## OBJECTIVE
Each line from the top of the listing through the one holding "GeV, 0-80% centrality." should be restated word for word, with nothing added and no pictures.

## PROVIDED MATERIAL
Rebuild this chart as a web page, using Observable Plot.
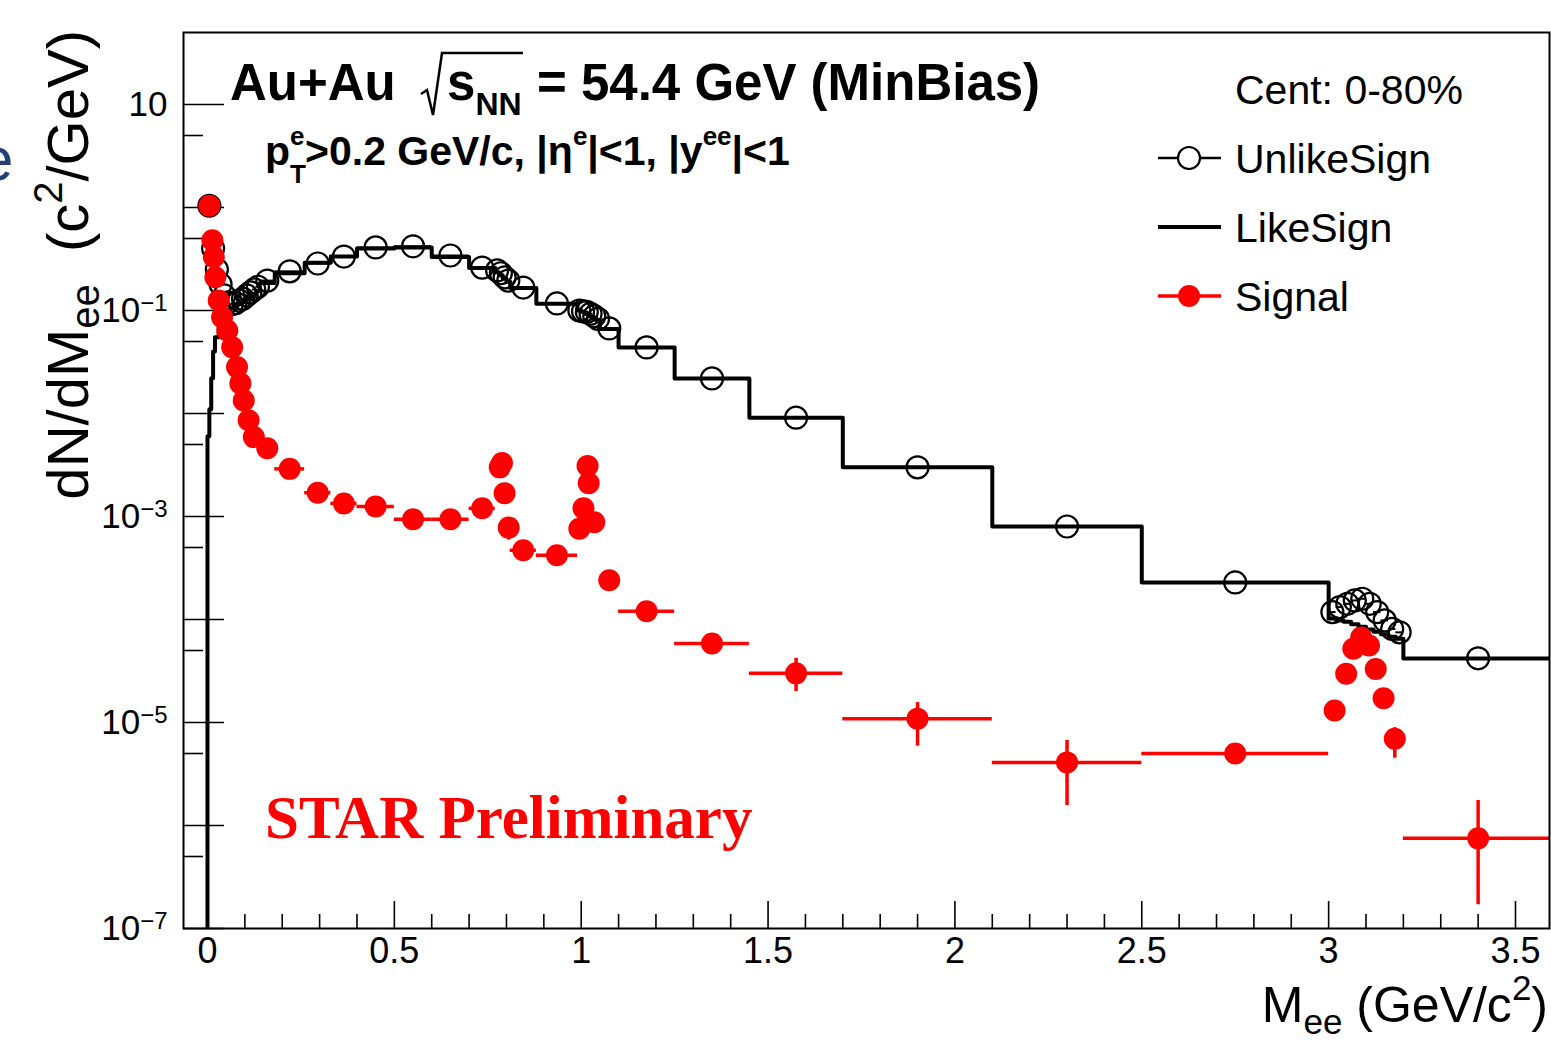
<!DOCTYPE html>
<html>
<head>
<meta charset="utf-8">
<script src="https://cdn.jsdelivr.net/npm/d3@7"></script>
<script src="https://cdn.jsdelivr.net/npm/@observablehq/plot@0.6"></script>
<style>
  body { margin: 0; background: #fff; }
  #chart { position: relative; width: 1551px; height: 1045px; overflow: hidden; }
  #chart svg { display: block; }
</style>
</head>
<body>
<div id="chart"></div>
<script>
// Dielectron invariant-mass spectra, Au+Au at sqrt(sNN) = 54.4 GeV, 0-80% centrality.

// Like-sign background histogram: bin edges (GeV/c^2) and bin contents (c^2/GeV)
const lsEdges = [
  0, 0.005, 0.01, 0.015, 0.02, 0.03, 0.04, 0.05, 0.06, 0.07, 0.08, 0.09, 0.1, 0.11, 0.12, 0.13, 0.14,
  0.18, 0.26, 0.33, 0.40, 0.50, 0.60, 0.70, 0.77, 0.78, 0.79, 0.80, 0.81, 0.88, 0.99,
  1.00, 1.01, 1.02, 1.03, 1.04, 1.05, 1.10, 1.25, 1.45, 1.70, 2.10, 2.50, 3.00,
  3.02, 3.04, 3.06, 3.08, 3.10, 3.12, 3.14, 3.16, 3.18, 3.20, 3.60
];
const lsValues = [
  0.006, 0.011, 0.022, 0.04, 0.055, 0.075, 0.09, 0.1, 0.105, 0.11, 0.115, 0.12, 0.128, 0.135, 0.145, 0.155,
  0.185, 0.23, 0.29, 0.334, 0.40, 0.41, 0.33, 0.258, 0.235, 0.22, 0.205, 0.19, 0.165, 0.116,
  0.1, 0.097, 0.093, 0.088, 0.084, 0.08, 0.066, 0.0438, 0.0219, 0.0091, 0.003, 0.0008, 0.000229,
  1.02e-4, 9.8e-5, 9.5e-5, 9.0e-5, 8.5e-5, 8.0e-5, 7.6e-5, 7.2e-5, 6.8e-5, 6.5e-5, 4.18e-5
];

// Unlike-sign pairs: bin centre, content, bin half-width
const usMass = [
  0.005, 0.015, 0.025, 0.035, 0.045, 0.055, 0.065, 0.075, 0.085, 0.095, 0.105, 0.115, 0.125, 0.135,
  0.16, 0.22, 0.295, 0.365, 0.45, 0.55, 0.65, 0.735, 0.775, 0.785, 0.795, 0.805, 0.845, 0.935,
  0.995, 1.005, 1.015, 1.025, 1.035, 1.045, 1.075, 1.175, 1.35, 1.575, 1.9, 2.3, 2.75,
  3.01, 3.03, 3.05, 3.07, 3.09, 3.11, 3.13, 3.15, 3.17, 3.19, 3.4
];
const usValue = [
  1.04, 0.40, 0.25, 0.18, 0.14, 0.12, 0.115, 0.118, 0.125, 0.13, 0.14, 0.15, 0.16, 0.17,
  0.195, 0.24, 0.286, 0.334, 0.41, 0.42, 0.342, 0.261, 0.245, 0.23, 0.21, 0.195, 0.167, 0.117,
  0.1, 0.098, 0.097, 0.093, 0.088, 0.083, 0.067, 0.0438, 0.0219, 0.0091, 0.003, 0.0008, 0.000229,
  1.18e-4, 1.32e-4, 1.42e-4, 1.53e-4, 1.59e-4, 1.42e-4, 1.18e-4, 9.8e-5, 8.1e-5, 7.5e-5, 4.2e-5
];
const usHalfWidth = [
  0.005, 0.005, 0.005, 0.005, 0.005, 0.005, 0.005, 0.005, 0.005, 0.005, 0.005, 0.005, 0.005, 0.005,
  0.02, 0.04, 0.035, 0.035, 0.05, 0.05, 0.05, 0.035, 0.005, 0.005, 0.005, 0.005, 0.035, 0.055,
  0.005, 0.005, 0.005, 0.005, 0.005, 0.005, 0.025, 0.075, 0.1, 0.125, 0.2, 0.2, 0.25,
  0.01, 0.01, 0.01, 0.01, 0.01, 0.01, 0.01, 0.01, 0.01, 0.01, 0.2
];

// Signal (unlike-sign minus like-sign): centre, content, half-width, stat. error band
const sigMass = [
  0.005, 0.013, 0.017, 0.021, 0.030, 0.039, 0.053, 0.066, 0.079, 0.088, 0.097, 0.110, 0.124,
  0.16, 0.22, 0.295, 0.365, 0.45, 0.55, 0.65, 0.735, 0.782, 0.788, 0.795, 0.806, 0.845, 0.935,
  0.995, 1.006, 1.017, 1.02, 1.035, 1.075, 1.175, 1.35, 1.575, 1.9, 2.3, 2.75,
  3.016, 3.047, 3.066, 3.087, 3.108, 3.126, 3.147, 3.177, 3.4
];
const sigValue = [
  1.04, 0.48, 0.33, 0.21, 0.125, 0.086, 0.064, 0.044, 0.0282, 0.0196, 0.0134, 0.0086, 0.0059,
  0.0046, 0.0029, 0.0017, 0.00134, 0.00125, 0.00094, 0.00094, 0.0012, 0.0030, 0.0033, 0.00168, 0.00078, 0.00047, 0.00042,
  0.00076, 0.0012, 0.0031, 0.0021, 0.00088, 0.00024, 0.00012, 5.85e-5, 3.0e-5, 1.09e-5, 4.1e-6, 5.0e-6,
  1.31e-5, 2.97e-5, 5.2e-5, 6.7e-5, 5.6e-5, 3.3e-5, 1.72e-5, 6.95e-6, 7.5e-7
];
const sigHalfWidth = [
  0.005, 0.005, 0.005, 0.005, 0.005, 0.005, 0.005, 0.005, 0.005, 0.005, 0.005, 0.005, 0.005,
  0.02, 0.04, 0.035, 0.035, 0.05, 0.05, 0.05, 0.035, 0.005, 0.005, 0.005, 0.005, 0.035, 0.055,
  0.005, 0.005, 0.005, 0.005, 0.005, 0.025, 0.075, 0.1, 0.125, 0.2, 0.2, 0.25,
  0.01, 0.01, 0.01, 0.01, 0.01, 0.01, 0.01, 0.01, 0.2
];
const sigErrLow = [
  1.0, 0.46, 0.32, 0.2, 0.12, 0.083, 0.062, 0.042, 0.027, 0.0188, 0.0128, 0.0082, 0.0056,
  0.0043, 0.0027, 0.0016, 0.00126, 0.00117, 0.00087, 0.00087, 0.00112, 0.0028, 0.0031, 0.00155, 0.00059, 0.00040, 0.00037,
  0.00068, 0.0011, 0.0029, 0.0019, 0.00078, 0.00021, 1.0e-4, 4.6e-5, 2.0e-5, 5.9e-6, 1.56e-6, 4.3e-6,
  1.1e-5, 2.6e-5, 4.7e-5, 6.1e-5, 5.1e-5, 2.9e-5, 1.45e-5, 4.5e-6, 1.7e-7
];
const sigErrHigh = [
  1.08, 0.5, 0.34, 0.22, 0.13, 0.089, 0.066, 0.046, 0.0294, 0.0204, 0.014, 0.009, 0.0062,
  0.0049, 0.0031, 0.0018, 0.00142, 0.00133, 0.00101, 0.00101, 0.00128, 0.0032, 0.0035, 0.00181, 0.00093, 0.00054, 0.00047,
  0.00084, 0.0013, 0.0033, 0.0023, 0.00098, 0.00028, 1.4e-4, 7.2e-5, 4.2e-5, 1.56e-5, 6.7e-6, 5.8e-6,
  1.5e-5, 3.3e-5, 5.7e-5, 7.3e-5, 6.1e-5, 3.7e-5, 2.0e-5, 8.9e-6, 1.75e-6
];

// Axis ticks
const xTicksMajor = [0, 0.5, 1, 1.5, 2, 2.5, 3, 3.5];
const xTicksMinor = [0.1, 0.2, 0.3, 0.4, 0.6, 0.7, 0.8, 0.9, 1.1, 1.2, 1.3, 1.4, 1.6, 1.7, 1.8, 1.9,
  2.1, 2.2, 2.3, 2.4, 2.6, 2.7, 2.8, 2.9, 3.1, 3.2, 3.3, 3.4];
const yTicksMajor = [10, 1, 1e-1, 1e-2, 1e-3, 1e-4, 1e-5, 1e-6, 1e-7];
const yTicksMinor = [5, 0.5, 0.05, 0.005, 5e-4, 5e-5, 5e-6, 5e-7];
const yTickLabels = [10, 1e-1, 1e-3, 1e-5, 1e-7];

const xDomain = [-0.0642, 3.591];
const yDomain = [1e-7, 50];

// Tables for the marks
const lsSteps = [{m: lsEdges[0], v: yDomain[0]}]
  .concat(lsEdges.map((e, i) => ({m: e, v: lsValues[Math.min(i, lsValues.length - 1)]})));
const unlike = usMass.map((m, i) => ({m, v: usValue[i], h: usHalfWidth[i]}));
const signal = sigMass.map((m, i) => ({m, v: sigValue[i], h: sigHalfWidth[i], lo: sigErrLow[i], hi: sigErrHigh[i]}));

const W = 1551, H = 1045;
const mL = 183, mR = 2, mT = 32, mB = 117;
const frameH = H - mT - mB, frameW = W - mL - mR;
const RED = "#ff0000";
const SANS = "'Liberation Sans', Arial, Helvetica, sans-serif";

const plot = Plot.plot({
  width: W,
  height: H,
  marginLeft: mL,
  marginRight: mR,
  marginTop: mT,
  marginBottom: mB,
  style: {fontFamily: SANS, color: "#000", background: "#fff"},
  x: {domain: xDomain},
  y: {type: "log", domain: yDomain},
  marks: [
    // tick marks drawn inward from the frame
    Plot.tickX(xTicksMajor, {x: d => d, insetTop: frameH - 27, stroke: "#000", strokeWidth: 1.6}),
    Plot.tickX(xTicksMinor, {x: d => d, insetTop: frameH - 14, stroke: "#000", strokeWidth: 1.6}),
    Plot.tickY(yTicksMajor, {y: d => d, insetRight: frameW - 41, stroke: "#000", strokeWidth: 1.6}),
    Plot.tickY(yTicksMinor, {y: d => d, insetRight: frameW - 20, stroke: "#000", strokeWidth: 1.6}),
    Plot.axisX({ticks: xTicksMajor, tickSize: 0, tickPadding: 9, fontSize: 36, label: null, tickFormat: d => String(d)}),
    Plot.axisY({ticks: yTickLabels, tickSize: 0, tickPadding: 16, fontSize: 35, label: null, tickFormat: d => String(d)}),
    // like-sign histogram
    Plot.line(lsSteps, {x: "m", y: "v", curve: "step-after", stroke: "#000", strokeWidth: 4, clip: true}),
    // unlike-sign points
    Plot.ruleY(unlike, {y: "v", x1: d => d.m - d.h, x2: d => d.m + d.h, stroke: "#000", strokeWidth: 2, clip: true}),
    Plot.dot(unlike, {x: "m", y: "v", r: 11, stroke: "#000", strokeWidth: 2.2, fill: "none"}),
    // signal points with error bars
    Plot.ruleY(signal, {y: "v", x1: d => d.m - d.h, x2: d => d.m + d.h, stroke: RED, strokeWidth: 3.5, clip: true}),
    Plot.ruleX(signal, {x: "m", y1: "lo", y2: "hi", stroke: RED, strokeWidth: 3.5}),
    Plot.dot(signal, {x: "m", y: "v", r: 11, fill: RED, stroke: "none"}),
    Plot.frame({stroke: "#000", strokeWidth: 2})
  ]
});

document.getElementById("chart").appendChild(plot);

const svg = d3.select(plot);

// y tick labels as powers of ten
svg.selectAll('g[aria-label="y-axis tick label"] text').each(function(_, i) {
  const v = yTickLabels[i];
  const exp = Math.round(Math.log10(v));
  const t = d3.select(this);
  t.text(null);
  t.append("tspan").text("10");
  if (exp !== 1) {
    t.append("tspan").attr("font-size", 24).attr("dy", "-0.45em").text("\u2212" + Math.abs(exp));
  }
});

// rich text helper: segments with font size, baseline offset and optional absolute x
function rich(parent, x, y, segs, opts = {}) {
  const t = parent.append("text")
    .attr("x", x).attr("y", y)
    .attr("font-family", opts.family || SANS)
    .attr("font-size", opts.size || 40)
    .attr("font-weight", opts.weight || "normal")
    .attr("fill", opts.fill || "#000")
    .attr("text-anchor", opts.anchor || "start");
  let cur = 0;
  for (const s of segs) {
    const ts = t.append("tspan").text(s.t);
    const off = s.off || 0;
    if (off !== cur) ts.attr("dy", off - cur);
    cur = off;
    if (s.x != null) ts.attr("x", s.x);
    if (s.size) ts.attr("font-size", s.size);
  }
  return t;
}

const ann = svg.append("g").attr("class", "annotations");

// collision system
rich(ann, 230, 100, [{t: "Au+Au"}], {size: 51, weight: "bold"});
ann.append("path")
  .attr("d", "M421,94 L427,90 L433,115 L442,53 L523,53")
  .attr("fill", "none").attr("stroke", "#000").attr("stroke-width", 2.5);
rich(ann, 447, 100, [{t: "s"}, {t: "NN", size: 32, off: 15}], {size: 51, weight: "bold"});
rich(ann, 537, 100, [{t: "= 54.4 GeV (MinBias)"}], {size: 51, weight: "bold"});

// kinematic cuts
rich(ann, 265, 165, [
  {t: "p"},
  {t: "e", size: 26, off: -20, x: 290},
  {t: "T", size: 26, off: 18, x: 290},
  {t: ">0.2 GeV/c, |\u03B7", off: 0, x: 305},
  {t: "e", size: 26, off: -20},
  {t: "|<1, |y", off: 0},
  {t: "ee", size: 26, off: -20},
  {t: "|<1", off: 0}
], {size: 41, weight: "bold"});

// legend
rich(ann, 1235, 104, [{t: "Cent: 0-80%"}], {size: 41});
const lg = [
  {y: 158, label: "UnlikeSign"},
  {y: 227, label: "LikeSign"},
  {y: 296, label: "Signal"}
];
ann.append("line").attr("x1", 1158).attr("x2", 1221).attr("y1", lg[0].y).attr("y2", lg[0].y)
  .attr("stroke", "#000").attr("stroke-width", 2.5);
ann.append("circle").attr("cx", 1189).attr("cy", lg[0].y).attr("r", 11)
  .attr("fill", "#fff").attr("stroke", "#000").attr("stroke-width", 2.2);
ann.append("line").attr("x1", 1158).attr("x2", 1221).attr("y1", lg[1].y).attr("y2", lg[1].y)
  .attr("stroke", "#000").attr("stroke-width", 4);
ann.append("line").attr("x1", 1158).attr("x2", 1221).attr("y1", lg[2].y).attr("y2", lg[2].y)
  .attr("stroke", RED).attr("stroke-width", 3.5);
ann.append("circle").attr("cx", 1189).attr("cy", lg[2].y).attr("r", 11).attr("fill", RED);
for (const d of lg) rich(ann, 1235, d.y + 15, [{t: d.label}], {size: 41});

// preliminary tag
rich(ann, 265, 838, [{t: "STAR Preliminary"}],
  {size: 61, weight: "bold", fill: RED, family: "'Liberation Serif', 'Times New Roman', serif"});

// axis titles
rich(ann, 1548, 1022, [
  {t: "M"}, {t: "ee", size: 35, off: 12}, {t: " (GeV/c", off: 0}, {t: "2", size: 35, off: -22}, {t: ")", off: 0}
], {size: 50, anchor: "end"});
const yTitle = ann.append("g").attr("transform", "translate(88,30) rotate(-90)");
rich(yTitle, 0, 0, [
  {t: "dN/dM"}, {t: "ee", size: 40, off: 11}, {t: "  (c", off: 0}, {t: "2", size: 40, off: -26}, {t: "/GeV)", off: 0}
], {size: 58, anchor: "end"});

// edge of a neighbouring heading
rich(ann, -21, 180, [{t: "e"}], {size: 62, fill: "#243f78"});
</script>
</body>
</html>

## THE SOLUTION
Rebuild this chart as a web page, using Observable Plot.
<!DOCTYPE html>
<html>
<head>
<meta charset="utf-8">
<script src="https://cdn.jsdelivr.net/npm/d3@7"></script>
<script src="https://cdn.jsdelivr.net/npm/@observablehq/plot@0.6"></script>
<style>
  body { margin: 0; background: #fff; }
  #chart { position: relative; width: 1551px; height: 1045px; overflow: hidden; }
  #chart svg { display: block; }
</style>
</head>
<body>
<div id="chart"></div>
<script>
// Dielectron invariant-mass spectra, Au+Au at sqrt(sNN) = 54.4 GeV, 0-80% centrality.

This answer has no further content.